How To Kill Your New Running Shoes

 Been running for over 20 years and I've never before killed a pair of new running shoes. 

From my pain you shall prosper.

Maybe not prosper, but perhaps you won't suffer as I have, the grief of just a couple of runs from a $100 pair of running shoes. (And with inflation, $100 is on the cheap for a decent pair of running kicks)

As they like to say, "It's not the heat, it's the humidity."

I inaugurated my new shoes on a morning 7 miler down in Kitty Hawk, North Carolina. Circa 5am, probably 70 degrees, but about 80% humidity.
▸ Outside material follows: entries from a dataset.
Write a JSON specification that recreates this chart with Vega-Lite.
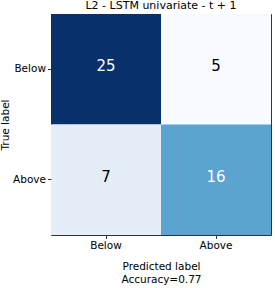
{
  "$schema": "https://vega.github.io/schema/vega-lite/v6.json",
  "autosize": "none",
  "padding": {"left": 51, "top": 14, "right": 4, "bottom": 53},
  "width": 220,
  "height": 221,
  "background": "white",
  "config": {
    "font": "DejaVu Sans",
    "view": {"stroke": "#333333", "strokeWidth": 1}
  },
  "title": {
    "text": "L2 - LSTM univariate - t + 1",
    "fontSize": 11,
    "fontWeight": "normal",
    "color": "black",
    "offset": 3,
    "anchor": "middle"
  },
  "data": {
    "values": [
      {"true": "Below", "pred": "Below", "count": 25},
      {"true": "Below", "pred": "Above", "count": 5},
      {"true": "Above", "pred": "Below", "count": 7},
      {"true": "Above", "pred": "Above", "count": 16}
    ]
  },
  "encoding": {
    "x": {
      "field": "pred", "type": "nominal", "sort": ["Below", "Above"],
      "scale": {"paddingInner": 0, "paddingOuter": 0},
      "axis": {
        "title": ["Predicted label", "Accuracy=0.77"],
        "titleFontSize": 10.5, "titleFontWeight": "normal", "titleColor": "black",
        "titlePadding": 10, "titleLineHeight": 13,
        "labelFontSize": 10.5, "labelColor": "black", "labelAngle": 0, "labelPadding": 2,
        "tickSize": 3.5, "tickColor": "#333333", "domain": false, "grid": false
      }
    },
    "y": {
      "field": "true", "type": "nominal", "sort": ["Below", "Above"],
      "scale": {"paddingInner": 0, "paddingOuter": 0},
      "axis": {
        "title": "True label",
        "titleFontSize": 10.5, "titleFontWeight": "normal", "titleColor": "black",
        "titlePadding": 2,
        "labelFontSize": 10.5, "labelColor": "black", "labelPadding": 2,
        "tickSize": 3.5, "tickColor": "#333333", "domain": false, "grid": false
      }
    }
  },
  "layer": [
    {
      "mark": {"type": "rect"},
      "encoding": {
        "fill": {
          "field": "count", "type": "quantitative",
          "scale": {
            "domain": [5, 7.5, 10, 12.5, 15, 17.5, 20, 22.5, 25],
            "range": ["#f7fbff", "#deebf7", "#c6dbef", "#9ecae1", "#6baed6", "#4292c6", "#2171b5", "#08519c", "#08306b"],
            "interpolate": "rgb"
          },
          "legend": null
        }
      }
    },
    {
      "mark": {"type": "text", "fontSize": 15, "baseline": "middle", "dy": -3},
      "encoding": {
        "text": {"field": "count", "type": "quantitative"},
        "color": {
          "condition": {"test": "datum.count > 12.5", "value": "white"},
          "value": "black"
        }
      }
    }
  ]
}
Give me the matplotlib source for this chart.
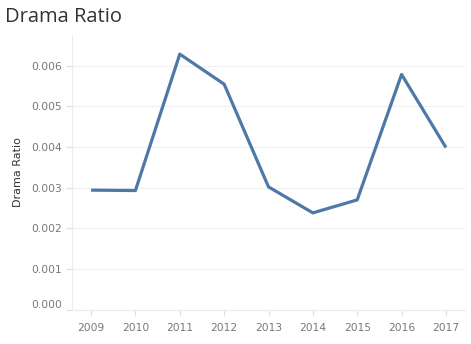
import matplotlib.pyplot as plt
import numpy as np

years = [2009, 2010, 2011, 2012, 2013, 2014, 2015, 2016, 2017]
drama_ratio = [0.00294, 0.00293, 0.00629, 0.00555, 0.00302, 0.00238, 0.00270, 0.00579, 0.00399]
y_ticks = [0.000, 0.001, 0.002, 0.003, 0.004, 0.005, 0.006]

plt.rcParams['font.family'] = ['DejaVu Sans']

fig = plt.figure(figsize=(4.71, 3.44), dpi=100)
ax = fig.add_axes([72 / 471, 1 - 309.5 / 344, (465 - 72) / 471, (309.5 - 35) / 344])

ax.plot(years, drama_ratio, color='#4e79a7', linewidth=2.3, solid_capstyle='butt')

ax.set_xlim(2008.57, 2017.43)
ax.set_ylim(0, (309.5 - 35) / 40.6 * 0.001)
ax.set_xticks(years)
ax.set_xticklabels([str(y) for y in years])
ax.set_yticks(y_ticks)
ax.set_yticklabels([f'{v:.3f}' for v in y_ticks])

ax.grid(axis='y', color='#efefef', linewidth=0.8)
ax.set_axisbelow(True)
for side in ['top', 'right']:
    ax.spines[side].set_visible(False)
ax.spines['left'].set_color('#ececec')
ax.spines['bottom'].set_color('#ececec')

ax.tick_params(axis='both', colors='#e0e0e0', labelcolor='#777777', labelsize=7.7, length=4, width=0.8)
ax.tick_params(axis='x', pad=6)
ax.tick_params(axis='y', pad=3)
# keep the zero label clear of the bottom axis line
ax.get_yticklabels()[0].set_va('bottom')
ax.get_yticklabels()[0].set_y(0)

ax.set_ylabel('Drama Ratio', fontsize=8, color='#333333', labelpad=6)
fig.text(5 / 471, 1 - 17 / 344, 'Drama Ratio', fontsize=14.5, color='#333333',
         va='center', ha='left', family=['Open Sans', 'DejaVu Sans'])

fig.savefig('out.png', dpi=100)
Yes, 80%...at 5am.

About 5 miles in my shorts are soaked with sweat, and for the next two miles, the sweat from above all proceeds to collect in my shoes. My new shoes. 

I skipped a day and ran a shorter run with less humidity and the shoes, while much looser and, for lack of a better word, squishy, still had enough feel to run. 

Cut to the end of vacation, back in Rhode Island for my long run 10 miler, and you guessed it, humidity. So about 5 miles of sweat collected in my shoes and by the end of the run it felt like running in Army boots. (No disrespect to Marine, Navy, or Air Force boots.)

Shoes = dead. 

No life left. The sweat just took all the stability out, soaked it to death. 

So I got three runs from a new pair of Mizuno Wave Riders. 

My advice? Run when it isn't humid. Or if you must run in the humidity, be prepared to open thy wallet.